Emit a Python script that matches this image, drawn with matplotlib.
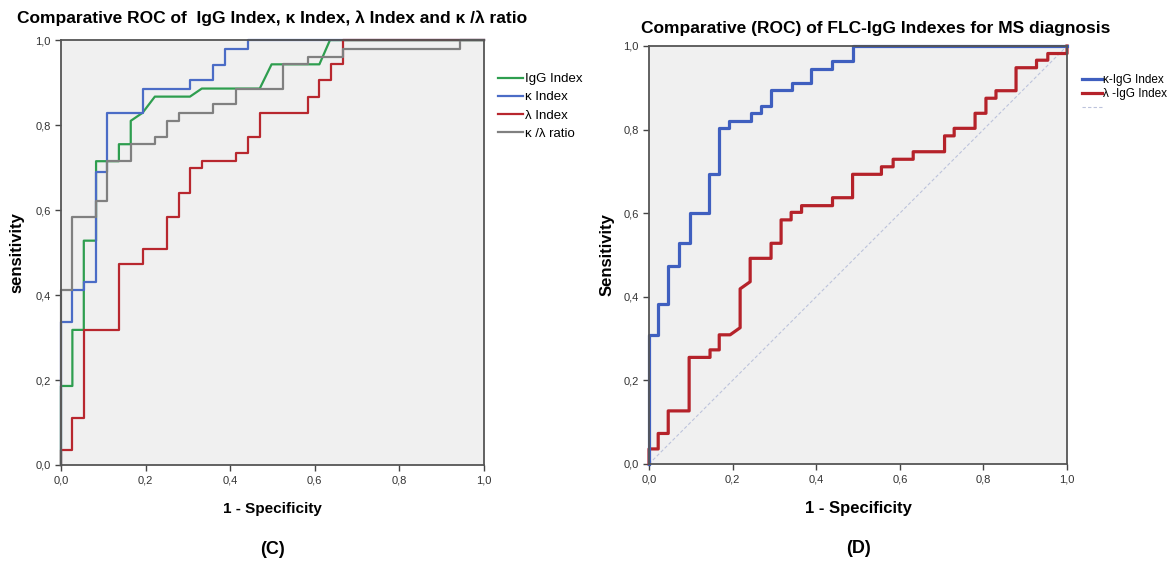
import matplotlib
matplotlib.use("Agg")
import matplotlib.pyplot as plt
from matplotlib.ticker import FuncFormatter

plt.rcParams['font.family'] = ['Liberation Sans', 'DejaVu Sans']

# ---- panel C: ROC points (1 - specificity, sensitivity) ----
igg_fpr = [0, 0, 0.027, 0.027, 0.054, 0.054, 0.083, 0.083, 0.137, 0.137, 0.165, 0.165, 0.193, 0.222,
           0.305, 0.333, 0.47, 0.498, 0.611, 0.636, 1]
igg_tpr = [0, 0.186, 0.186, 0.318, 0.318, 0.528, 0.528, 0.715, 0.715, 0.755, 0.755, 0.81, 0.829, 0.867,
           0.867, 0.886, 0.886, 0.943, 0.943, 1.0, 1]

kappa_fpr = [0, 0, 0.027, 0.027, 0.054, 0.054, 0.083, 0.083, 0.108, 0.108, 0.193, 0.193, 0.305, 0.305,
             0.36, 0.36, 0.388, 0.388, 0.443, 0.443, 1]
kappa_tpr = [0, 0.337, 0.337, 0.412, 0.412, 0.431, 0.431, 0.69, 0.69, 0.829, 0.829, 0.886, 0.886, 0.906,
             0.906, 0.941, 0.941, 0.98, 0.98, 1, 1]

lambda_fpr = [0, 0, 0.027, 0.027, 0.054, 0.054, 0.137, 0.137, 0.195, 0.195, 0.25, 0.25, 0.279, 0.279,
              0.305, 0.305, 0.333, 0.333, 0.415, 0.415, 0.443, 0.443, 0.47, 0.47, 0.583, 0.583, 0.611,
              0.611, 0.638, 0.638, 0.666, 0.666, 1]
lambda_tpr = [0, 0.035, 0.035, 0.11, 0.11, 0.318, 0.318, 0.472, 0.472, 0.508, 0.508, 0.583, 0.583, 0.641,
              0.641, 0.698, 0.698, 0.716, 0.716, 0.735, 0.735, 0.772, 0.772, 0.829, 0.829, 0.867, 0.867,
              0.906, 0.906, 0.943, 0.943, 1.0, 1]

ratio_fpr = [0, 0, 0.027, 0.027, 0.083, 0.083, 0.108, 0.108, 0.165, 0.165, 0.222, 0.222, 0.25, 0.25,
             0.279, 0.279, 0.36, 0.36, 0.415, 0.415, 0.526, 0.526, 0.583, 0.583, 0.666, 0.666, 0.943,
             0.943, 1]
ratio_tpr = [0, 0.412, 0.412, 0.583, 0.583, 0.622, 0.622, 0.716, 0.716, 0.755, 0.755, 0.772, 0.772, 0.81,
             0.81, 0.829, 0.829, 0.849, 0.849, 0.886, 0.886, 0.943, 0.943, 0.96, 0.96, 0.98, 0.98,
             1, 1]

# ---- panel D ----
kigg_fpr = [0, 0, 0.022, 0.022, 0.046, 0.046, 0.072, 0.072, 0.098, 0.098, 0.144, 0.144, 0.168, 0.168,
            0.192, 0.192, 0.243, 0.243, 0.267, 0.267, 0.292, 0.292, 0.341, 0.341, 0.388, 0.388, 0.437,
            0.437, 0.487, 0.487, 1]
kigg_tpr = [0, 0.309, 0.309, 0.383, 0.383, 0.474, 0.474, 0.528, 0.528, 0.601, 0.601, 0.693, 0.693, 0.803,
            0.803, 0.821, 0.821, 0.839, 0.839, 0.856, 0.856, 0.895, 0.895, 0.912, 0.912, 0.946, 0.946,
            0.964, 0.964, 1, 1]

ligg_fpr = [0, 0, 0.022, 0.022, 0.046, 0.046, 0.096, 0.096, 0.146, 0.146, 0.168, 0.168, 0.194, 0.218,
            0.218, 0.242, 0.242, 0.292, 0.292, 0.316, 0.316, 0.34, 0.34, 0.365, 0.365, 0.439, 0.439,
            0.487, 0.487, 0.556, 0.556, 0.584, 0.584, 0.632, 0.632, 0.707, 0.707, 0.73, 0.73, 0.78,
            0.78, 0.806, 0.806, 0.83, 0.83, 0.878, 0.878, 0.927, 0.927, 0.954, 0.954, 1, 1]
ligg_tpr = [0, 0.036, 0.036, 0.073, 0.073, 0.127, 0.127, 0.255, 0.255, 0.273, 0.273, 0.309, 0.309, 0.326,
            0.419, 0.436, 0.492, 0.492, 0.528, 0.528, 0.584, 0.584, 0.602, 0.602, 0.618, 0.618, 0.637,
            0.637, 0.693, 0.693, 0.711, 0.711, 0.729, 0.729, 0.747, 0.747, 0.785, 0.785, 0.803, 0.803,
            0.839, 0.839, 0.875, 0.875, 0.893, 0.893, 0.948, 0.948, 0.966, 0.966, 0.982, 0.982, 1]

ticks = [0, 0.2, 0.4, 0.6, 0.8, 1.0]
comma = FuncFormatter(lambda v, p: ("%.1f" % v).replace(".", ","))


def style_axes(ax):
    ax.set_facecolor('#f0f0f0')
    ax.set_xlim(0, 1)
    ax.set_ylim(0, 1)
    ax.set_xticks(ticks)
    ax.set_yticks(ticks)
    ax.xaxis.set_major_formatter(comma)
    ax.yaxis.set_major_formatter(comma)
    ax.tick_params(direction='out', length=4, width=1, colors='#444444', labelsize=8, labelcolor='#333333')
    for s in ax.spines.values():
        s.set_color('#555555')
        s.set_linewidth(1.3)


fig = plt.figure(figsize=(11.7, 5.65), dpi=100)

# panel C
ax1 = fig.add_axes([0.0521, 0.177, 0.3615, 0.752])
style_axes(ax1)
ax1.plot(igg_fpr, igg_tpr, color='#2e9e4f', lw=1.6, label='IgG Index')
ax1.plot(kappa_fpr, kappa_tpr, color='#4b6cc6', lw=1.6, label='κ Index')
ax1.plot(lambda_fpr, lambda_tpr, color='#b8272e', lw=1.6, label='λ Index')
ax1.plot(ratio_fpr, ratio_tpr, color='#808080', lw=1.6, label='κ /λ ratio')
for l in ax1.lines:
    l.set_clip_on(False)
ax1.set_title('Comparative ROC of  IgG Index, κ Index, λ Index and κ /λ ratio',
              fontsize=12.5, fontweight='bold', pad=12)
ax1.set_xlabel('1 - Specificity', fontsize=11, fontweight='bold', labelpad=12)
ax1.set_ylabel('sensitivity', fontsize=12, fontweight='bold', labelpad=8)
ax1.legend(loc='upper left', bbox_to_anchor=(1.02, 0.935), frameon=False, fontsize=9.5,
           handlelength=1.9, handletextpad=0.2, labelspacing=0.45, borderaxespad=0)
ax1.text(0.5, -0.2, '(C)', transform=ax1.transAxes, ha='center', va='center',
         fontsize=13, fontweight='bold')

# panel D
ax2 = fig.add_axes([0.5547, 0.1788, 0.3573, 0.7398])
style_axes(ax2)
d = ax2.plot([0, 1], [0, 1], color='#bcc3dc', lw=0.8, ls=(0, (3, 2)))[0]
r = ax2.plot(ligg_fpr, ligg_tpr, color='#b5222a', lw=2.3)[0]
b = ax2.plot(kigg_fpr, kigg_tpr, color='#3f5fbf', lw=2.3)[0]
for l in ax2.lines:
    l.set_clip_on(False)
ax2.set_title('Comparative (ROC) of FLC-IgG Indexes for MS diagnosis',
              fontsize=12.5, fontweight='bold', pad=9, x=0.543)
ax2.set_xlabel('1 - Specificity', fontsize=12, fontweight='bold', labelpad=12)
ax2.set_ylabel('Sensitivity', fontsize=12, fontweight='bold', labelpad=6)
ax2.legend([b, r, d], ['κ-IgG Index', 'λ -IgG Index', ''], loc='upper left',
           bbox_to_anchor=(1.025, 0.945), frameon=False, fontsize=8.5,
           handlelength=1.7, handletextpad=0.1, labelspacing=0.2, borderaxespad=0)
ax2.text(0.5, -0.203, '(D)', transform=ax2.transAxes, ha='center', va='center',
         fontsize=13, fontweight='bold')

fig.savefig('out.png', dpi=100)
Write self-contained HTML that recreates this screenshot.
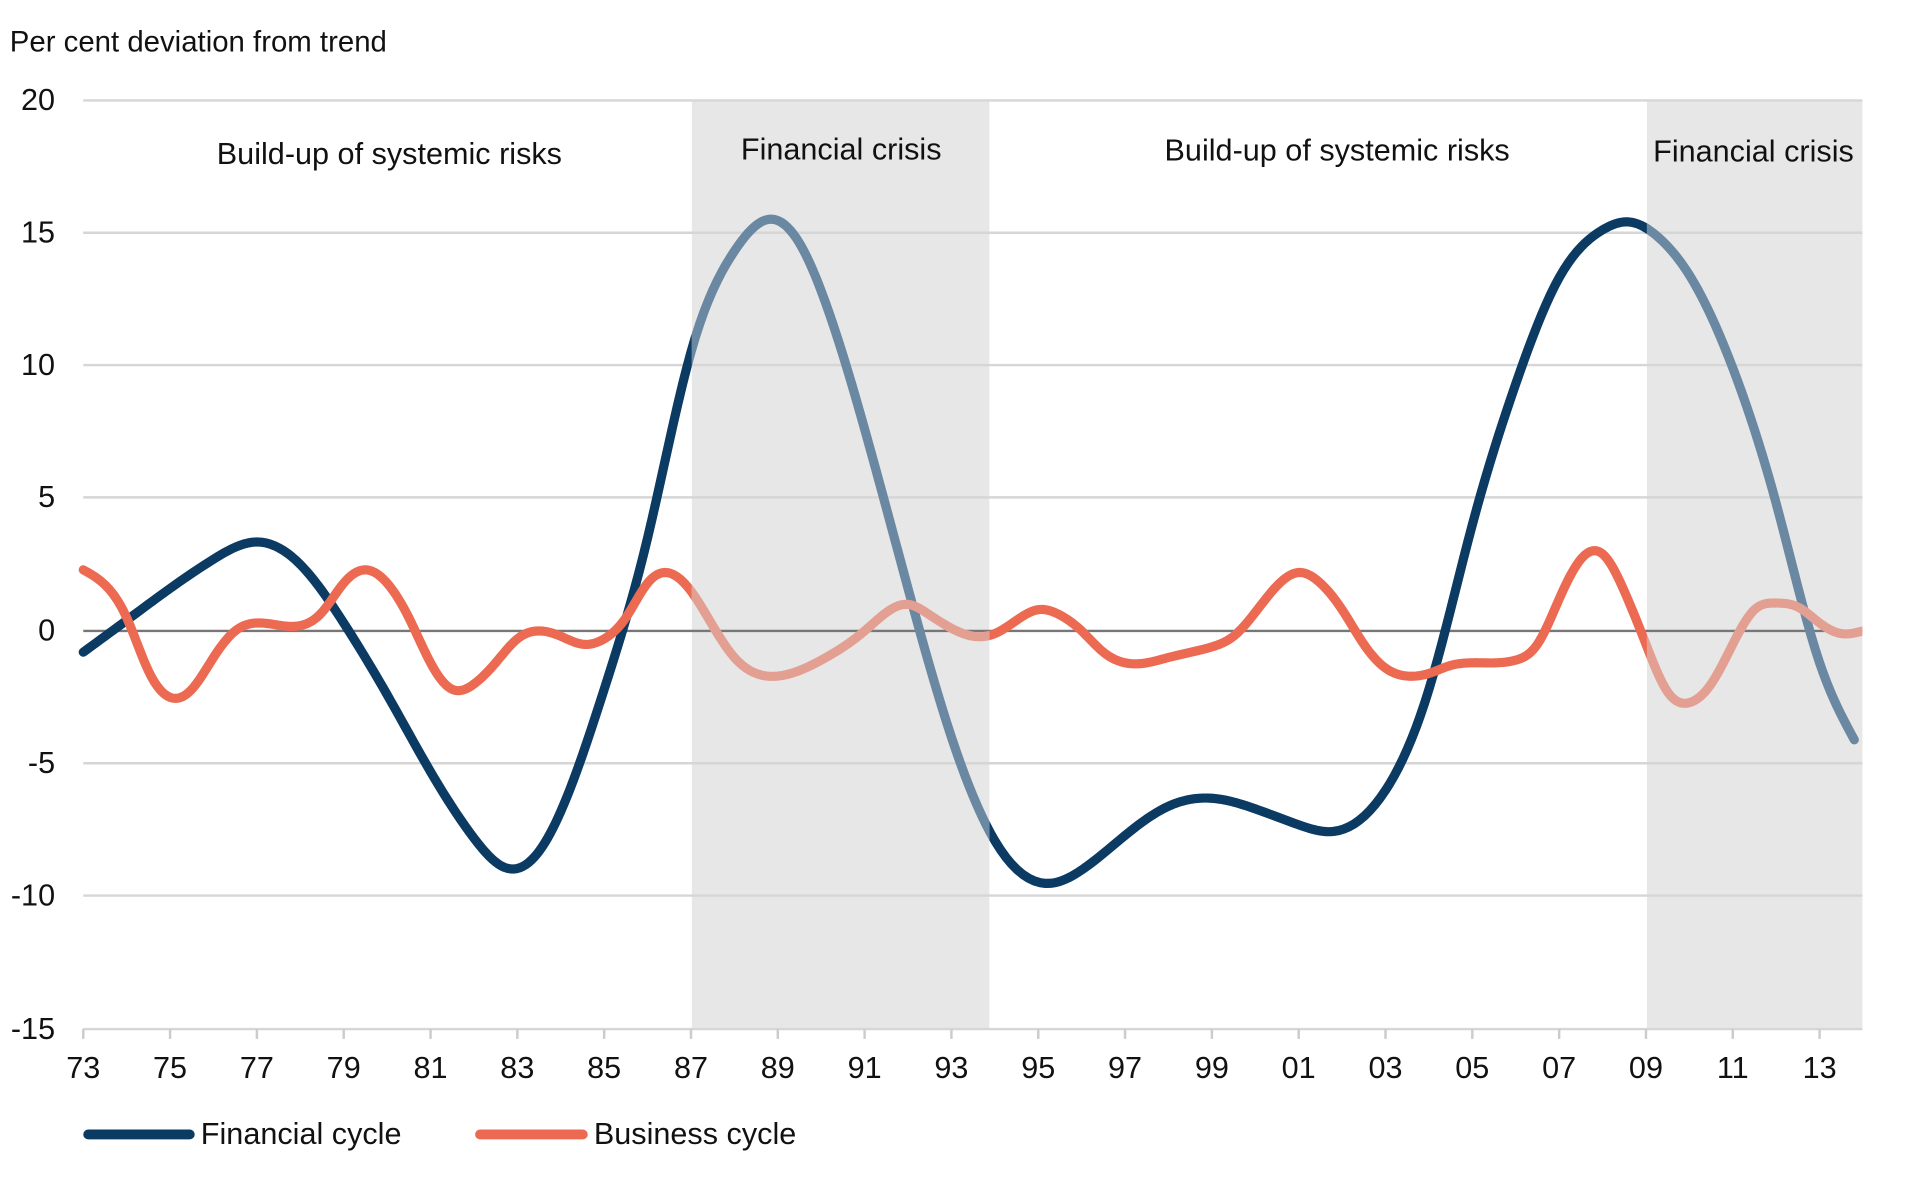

____

STATED GOAL =>
Without any pictures, reproduce the lines from the first one in the material through the line that has "0.906, 0.906, 0.943, 0.943, 1.0, 1]", exactly as they appear.

EXPECTED ANSWER =>
Emit a Python script that matches this image, drawn with matplotlib.
import matplotlib
matplotlib.use("Agg")
import matplotlib.pyplot as plt
from matplotlib.ticker import FuncFormatter

plt.rcParams['font.family'] = ['Liberation Sans', 'DejaVu Sans']

# ---- panel C: ROC points (1 - specificity, sensitivity) ----
igg_fpr = [0, 0, 0.027, 0.027, 0.054, 0.054, 0.083, 0.083, 0.137, 0.137, 0.165, 0.165, 0.193, 0.222,
           0.305, 0.333, 0.47, 0.498, 0.611, 0.636, 1]
igg_tpr = [0, 0.186, 0.186, 0.318, 0.318, 0.528, 0.528, 0.715, 0.715, 0.755, 0.755, 0.81, 0.829, 0.867,
           0.867, 0.886, 0.886, 0.943, 0.943, 1.0, 1]

kappa_fpr = [0, 0, 0.027, 0.027, 0.054, 0.054, 0.083, 0.083, 0.108, 0.108, 0.193, 0.193, 0.305, 0.305,
             0.36, 0.36, 0.388, 0.388, 0.443, 0.443, 1]
kappa_tpr = [0, 0.337, 0.337, 0.412, 0.412, 0.431, 0.431, 0.69, 0.69, 0.829, 0.829, 0.886, 0.886, 0.906,
             0.906, 0.941, 0.941, 0.98, 0.98, 1, 1]

lambda_fpr = [0, 0, 0.027, 0.027, 0.054, 0.054, 0.137, 0.137, 0.195, 0.195, 0.25, 0.25, 0.279, 0.279,
              0.305, 0.305, 0.333, 0.333, 0.415, 0.415, 0.443, 0.443, 0.47, 0.47, 0.583, 0.583, 0.611,
              0.611, 0.638, 0.638, 0.666, 0.666, 1]
lambda_tpr = [0, 0.035, 0.035, 0.11, 0.11, 0.318, 0.318, 0.472, 0.472, 0.508, 0.508, 0.583, 0.583, 0.641,
              0.641, 0.698, 0.698, 0.716, 0.716, 0.735, 0.735, 0.772, 0.772, 0.829, 0.829, 0.867, 0.867,
              0.906, 0.906, 0.943, 0.943, 1.0, 1]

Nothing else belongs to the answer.